America and anti-Semitism were recurring motifs in the conversations in the tent. America is invoked in the discourse as a model of a democracy that knows how to limit the freedom of the individual when necessary; anti-Semitism is cited as another reason to protect ourselves in a hostile world. In this sense, the tent at the edge of the government complex was a reflection of the whole country. The reality here is split in two: There is "the state," which is the government with the barren heart as embodied in the Supreme Court, and there is "the people," in a kind of new version of the phrase "the state against the voice of the people."
The voice of the people was also heard from Nehama Rivlin, the wife of Knesset Speaker Reuven Rivlin, who made it her business to visit the tent every day. Her son served in Operation Defensive Shield and her heart was with the demonstrators. "I come here, even though I know it won't help you," she said to those manning the tent, as if she were talking about some arbitrary decree handed down by a hostile element. On the table at the entrance to the tent a letter of support for their position that her husband - who could not come in person "because of his official position" - had written was proudly displayed.
However, Deputy Minister of Public Security MK Yaakov Edri, coalition chairman MK Gideon Sa'ar and MK Roni Bar-On, all of the Likud, did visit the tent in person.

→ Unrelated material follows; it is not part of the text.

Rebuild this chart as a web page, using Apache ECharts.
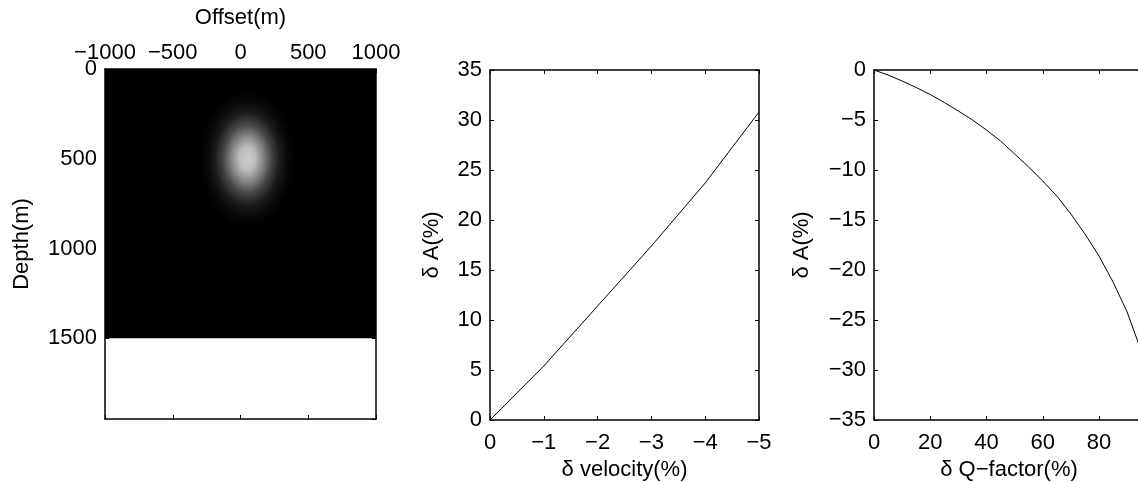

Edri, who was stationed during Defensive Shield at the Salam base, to which the bodies of the soldiers were brought, promised to persuade his minister to have the police issue a warning that screening the film could promote riots by Israeli Arabs that might endanger the public.
Sa'ar and Bar-On, both of them lawyers, addressed the issue of the status of the Supreme Court. "I am fearful for the status of the court as a result of a ruling that most of the public finds difficult to understand," said Sa'ar. "The Supreme Court derives its authority from the general public, and it is appropriate that it examine its sensitivities in this matter."
"The wall of the Supreme Court has cracked and I am afraid to think what will happen down the road," declared Bar-On. Then he explained that he feared that in the future the Supreme Court will justify "not only words," as in the film, but "also deeds" - for example, putting Israelis on trial at war crime courts. This too is part of what is taken into account in Israel, 2003.
It was not only Likud people who joined the criticism of the High Court of Justice ruling. Forty-eight Knesset members signed a petition calling for a reconsideration of the original ruling, among them Shimon Peres, Amram Mitzna and Haim Ramon, all of the Labor Party. In deepest confidence, the people who were manning the tent related that there were "other signatories from the left," who asked that their names not be made public. They too are afraid of being "marked," in a booby-trapped reality in which everyone seems to be walking through a minefield - one they may have laid themselves.